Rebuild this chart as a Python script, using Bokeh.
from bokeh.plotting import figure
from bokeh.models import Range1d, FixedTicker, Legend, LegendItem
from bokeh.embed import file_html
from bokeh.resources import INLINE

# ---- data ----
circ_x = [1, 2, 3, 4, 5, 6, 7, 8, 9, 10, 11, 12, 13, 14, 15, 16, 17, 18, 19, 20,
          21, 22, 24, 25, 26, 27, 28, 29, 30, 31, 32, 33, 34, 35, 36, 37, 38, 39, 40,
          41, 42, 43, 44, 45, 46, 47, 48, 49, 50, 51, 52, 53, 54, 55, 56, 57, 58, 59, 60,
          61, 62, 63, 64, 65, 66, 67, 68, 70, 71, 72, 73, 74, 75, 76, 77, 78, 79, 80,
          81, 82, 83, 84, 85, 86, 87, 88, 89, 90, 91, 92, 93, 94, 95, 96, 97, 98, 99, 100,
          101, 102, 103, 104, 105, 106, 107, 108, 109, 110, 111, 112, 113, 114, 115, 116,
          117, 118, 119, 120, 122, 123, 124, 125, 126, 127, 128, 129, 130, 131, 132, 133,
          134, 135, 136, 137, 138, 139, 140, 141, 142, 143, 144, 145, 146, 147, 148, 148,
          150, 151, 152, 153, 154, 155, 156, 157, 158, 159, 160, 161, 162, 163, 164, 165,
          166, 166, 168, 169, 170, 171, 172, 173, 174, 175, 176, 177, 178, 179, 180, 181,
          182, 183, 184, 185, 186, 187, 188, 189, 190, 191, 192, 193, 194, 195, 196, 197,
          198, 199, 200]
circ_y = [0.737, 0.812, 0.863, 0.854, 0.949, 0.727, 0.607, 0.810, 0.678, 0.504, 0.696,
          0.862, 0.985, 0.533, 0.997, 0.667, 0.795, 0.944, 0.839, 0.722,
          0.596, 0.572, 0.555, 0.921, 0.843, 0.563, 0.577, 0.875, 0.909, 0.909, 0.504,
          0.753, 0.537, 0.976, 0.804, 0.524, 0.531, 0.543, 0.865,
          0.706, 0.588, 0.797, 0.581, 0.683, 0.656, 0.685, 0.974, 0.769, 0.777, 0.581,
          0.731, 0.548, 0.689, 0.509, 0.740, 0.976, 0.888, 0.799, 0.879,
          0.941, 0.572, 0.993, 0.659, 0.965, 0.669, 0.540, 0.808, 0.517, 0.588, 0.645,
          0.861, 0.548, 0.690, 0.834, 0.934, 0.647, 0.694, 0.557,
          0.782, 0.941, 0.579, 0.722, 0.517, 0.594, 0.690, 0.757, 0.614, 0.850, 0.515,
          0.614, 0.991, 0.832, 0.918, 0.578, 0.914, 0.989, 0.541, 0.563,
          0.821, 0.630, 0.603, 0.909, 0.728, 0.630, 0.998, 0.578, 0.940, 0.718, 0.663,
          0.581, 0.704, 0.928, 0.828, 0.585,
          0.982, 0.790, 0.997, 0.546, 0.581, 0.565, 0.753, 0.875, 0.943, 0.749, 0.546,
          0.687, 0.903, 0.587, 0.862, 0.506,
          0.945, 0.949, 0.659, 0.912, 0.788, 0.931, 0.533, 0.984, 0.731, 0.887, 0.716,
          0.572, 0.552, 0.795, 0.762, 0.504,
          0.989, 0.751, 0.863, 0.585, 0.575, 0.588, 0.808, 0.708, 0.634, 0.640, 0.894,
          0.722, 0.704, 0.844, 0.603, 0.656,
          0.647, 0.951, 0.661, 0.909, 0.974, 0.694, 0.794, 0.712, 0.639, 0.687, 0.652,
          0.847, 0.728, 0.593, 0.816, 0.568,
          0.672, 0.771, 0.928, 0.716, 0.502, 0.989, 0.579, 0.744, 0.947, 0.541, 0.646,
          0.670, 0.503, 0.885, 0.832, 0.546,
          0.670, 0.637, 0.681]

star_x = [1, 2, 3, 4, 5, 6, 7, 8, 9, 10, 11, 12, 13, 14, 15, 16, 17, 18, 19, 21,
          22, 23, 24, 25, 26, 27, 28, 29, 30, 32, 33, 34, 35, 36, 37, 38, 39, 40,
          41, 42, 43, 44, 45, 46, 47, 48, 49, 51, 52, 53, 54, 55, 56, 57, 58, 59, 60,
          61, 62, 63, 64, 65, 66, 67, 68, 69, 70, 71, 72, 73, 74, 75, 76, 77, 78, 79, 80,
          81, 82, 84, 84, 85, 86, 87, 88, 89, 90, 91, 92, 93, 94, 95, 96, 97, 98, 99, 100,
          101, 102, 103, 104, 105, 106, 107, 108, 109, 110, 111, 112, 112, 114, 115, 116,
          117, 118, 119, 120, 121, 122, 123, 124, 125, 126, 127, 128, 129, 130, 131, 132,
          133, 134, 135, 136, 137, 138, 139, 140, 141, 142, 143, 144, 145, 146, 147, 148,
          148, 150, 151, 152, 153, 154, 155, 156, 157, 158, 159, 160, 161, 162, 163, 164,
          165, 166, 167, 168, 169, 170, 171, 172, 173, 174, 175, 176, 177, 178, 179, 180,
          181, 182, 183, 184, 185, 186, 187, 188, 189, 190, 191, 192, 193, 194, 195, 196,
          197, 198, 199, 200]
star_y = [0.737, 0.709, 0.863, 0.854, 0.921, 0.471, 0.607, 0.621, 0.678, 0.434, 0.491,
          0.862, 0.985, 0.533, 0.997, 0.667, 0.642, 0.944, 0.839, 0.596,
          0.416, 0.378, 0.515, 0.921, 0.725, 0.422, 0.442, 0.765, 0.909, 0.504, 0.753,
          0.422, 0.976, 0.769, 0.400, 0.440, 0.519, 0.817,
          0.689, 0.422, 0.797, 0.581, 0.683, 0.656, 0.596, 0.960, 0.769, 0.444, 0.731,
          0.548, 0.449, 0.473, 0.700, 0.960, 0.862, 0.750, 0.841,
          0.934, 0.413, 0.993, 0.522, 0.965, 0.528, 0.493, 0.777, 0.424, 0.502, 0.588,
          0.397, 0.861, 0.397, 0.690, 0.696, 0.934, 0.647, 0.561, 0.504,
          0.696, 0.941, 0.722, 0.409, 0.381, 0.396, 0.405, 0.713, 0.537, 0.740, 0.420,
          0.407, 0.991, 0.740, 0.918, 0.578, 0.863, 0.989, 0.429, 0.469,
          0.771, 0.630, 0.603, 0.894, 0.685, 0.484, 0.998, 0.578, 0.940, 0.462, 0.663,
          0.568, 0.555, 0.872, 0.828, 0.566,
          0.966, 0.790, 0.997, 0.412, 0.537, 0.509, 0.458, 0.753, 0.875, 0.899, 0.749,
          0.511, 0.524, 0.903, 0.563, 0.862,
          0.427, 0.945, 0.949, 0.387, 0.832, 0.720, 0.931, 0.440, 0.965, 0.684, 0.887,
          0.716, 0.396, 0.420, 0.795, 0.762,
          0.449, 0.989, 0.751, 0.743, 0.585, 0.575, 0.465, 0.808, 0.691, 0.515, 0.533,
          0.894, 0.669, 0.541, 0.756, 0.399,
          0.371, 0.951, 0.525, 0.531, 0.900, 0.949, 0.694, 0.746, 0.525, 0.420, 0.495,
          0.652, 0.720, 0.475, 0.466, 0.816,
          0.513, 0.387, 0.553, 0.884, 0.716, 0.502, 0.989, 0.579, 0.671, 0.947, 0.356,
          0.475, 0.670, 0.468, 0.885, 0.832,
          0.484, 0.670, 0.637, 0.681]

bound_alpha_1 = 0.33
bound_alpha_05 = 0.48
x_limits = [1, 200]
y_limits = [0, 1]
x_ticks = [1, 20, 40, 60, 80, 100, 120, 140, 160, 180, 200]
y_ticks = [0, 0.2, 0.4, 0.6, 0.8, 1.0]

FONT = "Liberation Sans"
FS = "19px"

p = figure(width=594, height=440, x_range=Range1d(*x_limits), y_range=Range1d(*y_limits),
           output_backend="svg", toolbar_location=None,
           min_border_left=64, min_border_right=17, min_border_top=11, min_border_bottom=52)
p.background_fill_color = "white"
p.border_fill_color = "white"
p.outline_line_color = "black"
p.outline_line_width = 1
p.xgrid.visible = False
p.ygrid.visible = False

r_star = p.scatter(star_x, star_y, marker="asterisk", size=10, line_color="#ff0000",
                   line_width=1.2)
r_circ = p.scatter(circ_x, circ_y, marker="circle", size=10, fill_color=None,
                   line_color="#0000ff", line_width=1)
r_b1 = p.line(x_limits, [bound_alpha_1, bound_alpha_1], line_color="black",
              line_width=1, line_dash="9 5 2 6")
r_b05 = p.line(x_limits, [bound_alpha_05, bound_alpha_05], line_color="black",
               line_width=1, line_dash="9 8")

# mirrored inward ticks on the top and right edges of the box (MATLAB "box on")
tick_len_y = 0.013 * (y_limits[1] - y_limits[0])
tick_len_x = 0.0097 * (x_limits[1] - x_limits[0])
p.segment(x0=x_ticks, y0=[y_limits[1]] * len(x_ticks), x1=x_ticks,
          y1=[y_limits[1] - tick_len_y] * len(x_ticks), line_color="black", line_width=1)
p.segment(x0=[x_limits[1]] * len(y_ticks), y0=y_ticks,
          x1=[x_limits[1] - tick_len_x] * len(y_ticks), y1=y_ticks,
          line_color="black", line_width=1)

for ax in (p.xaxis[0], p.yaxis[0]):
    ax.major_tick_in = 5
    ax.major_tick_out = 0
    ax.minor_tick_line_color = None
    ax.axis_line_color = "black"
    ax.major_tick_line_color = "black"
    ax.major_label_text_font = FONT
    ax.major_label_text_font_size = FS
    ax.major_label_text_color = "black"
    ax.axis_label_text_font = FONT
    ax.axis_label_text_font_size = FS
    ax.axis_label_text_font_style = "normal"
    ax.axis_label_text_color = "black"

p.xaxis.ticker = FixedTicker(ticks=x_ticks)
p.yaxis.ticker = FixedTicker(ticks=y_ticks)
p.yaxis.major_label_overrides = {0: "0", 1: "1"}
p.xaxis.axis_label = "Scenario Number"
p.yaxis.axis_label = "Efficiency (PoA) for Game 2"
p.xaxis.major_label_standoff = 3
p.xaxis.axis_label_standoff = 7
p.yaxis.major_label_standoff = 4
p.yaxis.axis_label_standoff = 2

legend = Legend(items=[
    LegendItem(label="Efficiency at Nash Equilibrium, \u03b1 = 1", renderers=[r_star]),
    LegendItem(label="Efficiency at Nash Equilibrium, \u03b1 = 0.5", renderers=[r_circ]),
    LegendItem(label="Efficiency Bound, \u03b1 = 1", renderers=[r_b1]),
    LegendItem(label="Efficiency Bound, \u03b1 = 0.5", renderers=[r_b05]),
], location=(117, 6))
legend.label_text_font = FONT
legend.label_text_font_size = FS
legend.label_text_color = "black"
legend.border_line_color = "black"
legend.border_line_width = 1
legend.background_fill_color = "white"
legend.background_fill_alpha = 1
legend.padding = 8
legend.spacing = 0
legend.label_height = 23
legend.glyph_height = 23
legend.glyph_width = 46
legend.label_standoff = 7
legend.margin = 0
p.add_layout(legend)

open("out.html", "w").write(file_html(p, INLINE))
____
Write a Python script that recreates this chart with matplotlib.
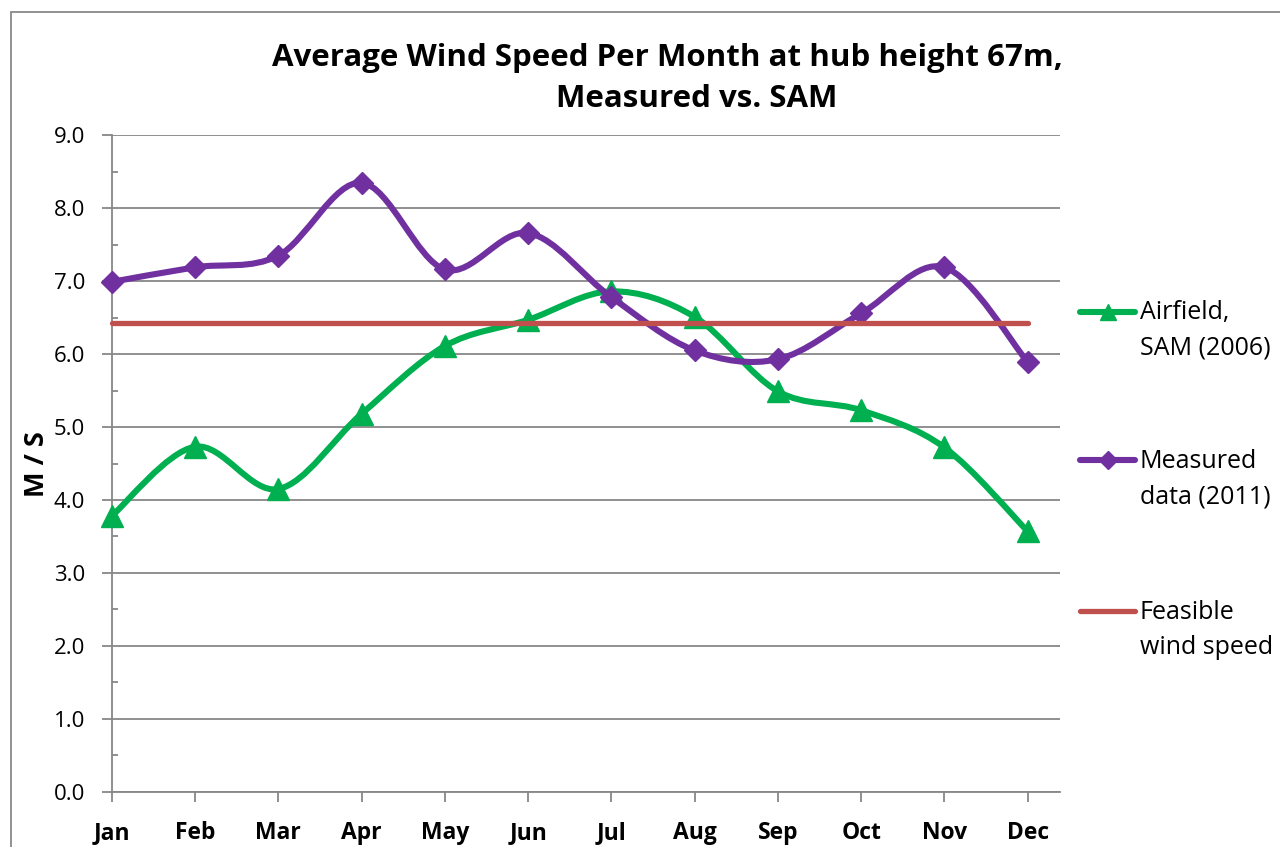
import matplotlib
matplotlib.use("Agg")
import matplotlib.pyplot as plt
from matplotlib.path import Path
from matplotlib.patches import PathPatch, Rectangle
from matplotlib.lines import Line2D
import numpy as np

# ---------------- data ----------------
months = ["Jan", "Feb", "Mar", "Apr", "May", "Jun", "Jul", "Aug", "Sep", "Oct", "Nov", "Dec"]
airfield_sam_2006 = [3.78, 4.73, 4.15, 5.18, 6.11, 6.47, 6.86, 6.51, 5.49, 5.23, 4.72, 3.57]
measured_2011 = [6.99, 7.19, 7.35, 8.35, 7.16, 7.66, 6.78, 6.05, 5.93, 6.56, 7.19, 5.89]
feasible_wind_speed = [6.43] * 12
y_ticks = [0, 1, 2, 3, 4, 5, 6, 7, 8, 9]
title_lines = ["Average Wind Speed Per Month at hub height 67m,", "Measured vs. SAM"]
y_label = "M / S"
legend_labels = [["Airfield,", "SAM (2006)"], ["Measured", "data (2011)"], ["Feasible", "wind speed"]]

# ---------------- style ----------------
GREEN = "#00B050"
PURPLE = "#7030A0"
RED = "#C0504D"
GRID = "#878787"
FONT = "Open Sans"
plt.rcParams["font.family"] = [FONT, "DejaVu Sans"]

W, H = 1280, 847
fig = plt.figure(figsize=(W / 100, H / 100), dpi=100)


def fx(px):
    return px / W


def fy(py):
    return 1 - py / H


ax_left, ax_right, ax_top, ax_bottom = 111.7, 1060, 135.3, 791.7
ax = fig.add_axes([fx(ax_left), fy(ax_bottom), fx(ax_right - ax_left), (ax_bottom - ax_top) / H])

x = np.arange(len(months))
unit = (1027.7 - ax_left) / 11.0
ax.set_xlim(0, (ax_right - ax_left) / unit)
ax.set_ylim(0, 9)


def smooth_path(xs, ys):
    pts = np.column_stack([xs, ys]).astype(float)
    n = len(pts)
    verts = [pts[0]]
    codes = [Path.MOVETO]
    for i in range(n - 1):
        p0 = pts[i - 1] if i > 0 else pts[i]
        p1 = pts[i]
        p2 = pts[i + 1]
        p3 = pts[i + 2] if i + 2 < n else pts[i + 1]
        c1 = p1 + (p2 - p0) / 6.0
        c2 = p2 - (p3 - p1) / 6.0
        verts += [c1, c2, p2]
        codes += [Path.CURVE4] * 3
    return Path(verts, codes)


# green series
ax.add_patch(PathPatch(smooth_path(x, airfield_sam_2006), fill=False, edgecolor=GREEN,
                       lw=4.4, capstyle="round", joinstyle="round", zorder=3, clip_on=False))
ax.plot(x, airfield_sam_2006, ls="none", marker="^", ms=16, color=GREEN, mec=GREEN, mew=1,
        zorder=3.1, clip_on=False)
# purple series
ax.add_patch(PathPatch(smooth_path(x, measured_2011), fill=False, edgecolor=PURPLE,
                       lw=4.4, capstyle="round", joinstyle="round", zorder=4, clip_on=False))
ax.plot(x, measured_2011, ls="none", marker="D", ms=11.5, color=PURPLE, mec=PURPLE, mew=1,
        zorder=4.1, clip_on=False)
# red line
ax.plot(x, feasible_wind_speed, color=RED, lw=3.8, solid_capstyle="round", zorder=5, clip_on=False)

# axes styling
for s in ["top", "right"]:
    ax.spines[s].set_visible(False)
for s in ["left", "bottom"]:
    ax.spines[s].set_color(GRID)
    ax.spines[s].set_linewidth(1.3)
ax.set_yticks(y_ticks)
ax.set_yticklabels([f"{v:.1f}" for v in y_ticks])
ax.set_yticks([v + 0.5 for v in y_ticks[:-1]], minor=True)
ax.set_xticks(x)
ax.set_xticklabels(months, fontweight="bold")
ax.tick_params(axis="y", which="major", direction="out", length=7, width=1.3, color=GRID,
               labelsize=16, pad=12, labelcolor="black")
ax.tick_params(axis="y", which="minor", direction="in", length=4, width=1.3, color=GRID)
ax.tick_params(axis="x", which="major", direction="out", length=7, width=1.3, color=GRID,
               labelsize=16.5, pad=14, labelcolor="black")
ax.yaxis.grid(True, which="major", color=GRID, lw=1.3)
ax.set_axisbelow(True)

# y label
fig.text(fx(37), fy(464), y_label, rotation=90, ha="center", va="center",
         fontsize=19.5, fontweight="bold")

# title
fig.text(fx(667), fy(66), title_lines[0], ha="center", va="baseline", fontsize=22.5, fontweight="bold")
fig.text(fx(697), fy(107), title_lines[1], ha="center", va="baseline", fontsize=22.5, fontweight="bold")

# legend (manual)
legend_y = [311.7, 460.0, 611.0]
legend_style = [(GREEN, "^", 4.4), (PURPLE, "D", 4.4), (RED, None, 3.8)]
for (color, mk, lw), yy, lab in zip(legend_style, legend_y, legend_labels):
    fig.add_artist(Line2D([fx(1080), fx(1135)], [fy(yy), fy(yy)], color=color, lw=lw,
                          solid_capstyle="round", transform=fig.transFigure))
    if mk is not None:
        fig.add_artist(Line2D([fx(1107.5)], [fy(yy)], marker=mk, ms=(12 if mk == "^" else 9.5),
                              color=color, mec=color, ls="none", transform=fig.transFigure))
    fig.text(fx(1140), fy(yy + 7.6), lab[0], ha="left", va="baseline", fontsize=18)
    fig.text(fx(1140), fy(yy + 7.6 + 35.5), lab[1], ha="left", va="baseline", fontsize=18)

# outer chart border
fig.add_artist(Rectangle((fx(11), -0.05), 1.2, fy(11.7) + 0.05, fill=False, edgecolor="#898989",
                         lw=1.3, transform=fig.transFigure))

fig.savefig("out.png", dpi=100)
____
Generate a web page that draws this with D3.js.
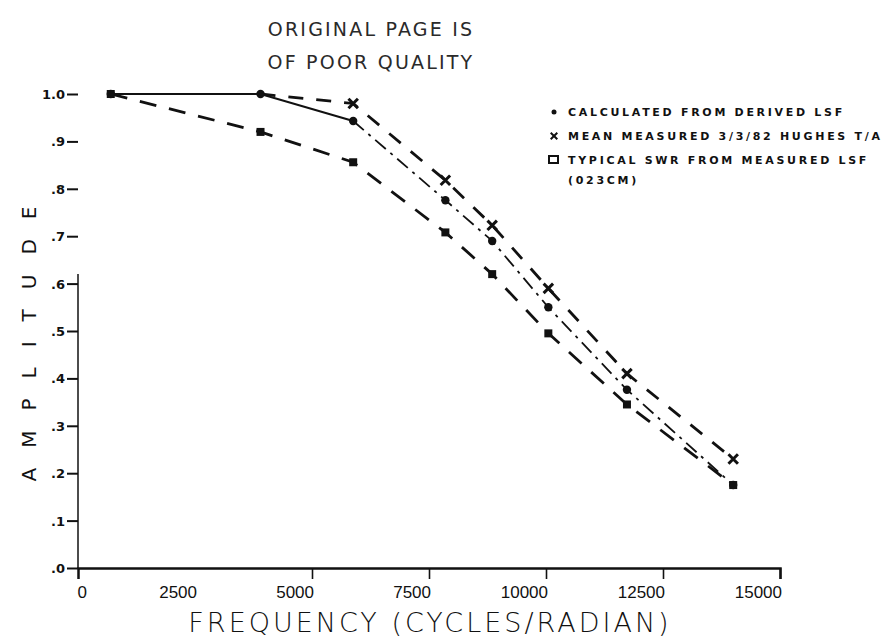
____
* **WHAT IS BEING ASKED**
Retype the lines above exactly as they appear, from the line containing "Write a Python" through the line containing "import numpy as np", and leave out any pictures.

* **ANSWER FOR THE TASK**
Write a Python script that recreates this chart with matplotlib.
import matplotlib
matplotlib.use("Agg")
import matplotlib.pyplot as plt
from matplotlib.path import Path
from matplotlib.patches import PathPatch, Rectangle
from matplotlib.lines import Line2D
import numpy as np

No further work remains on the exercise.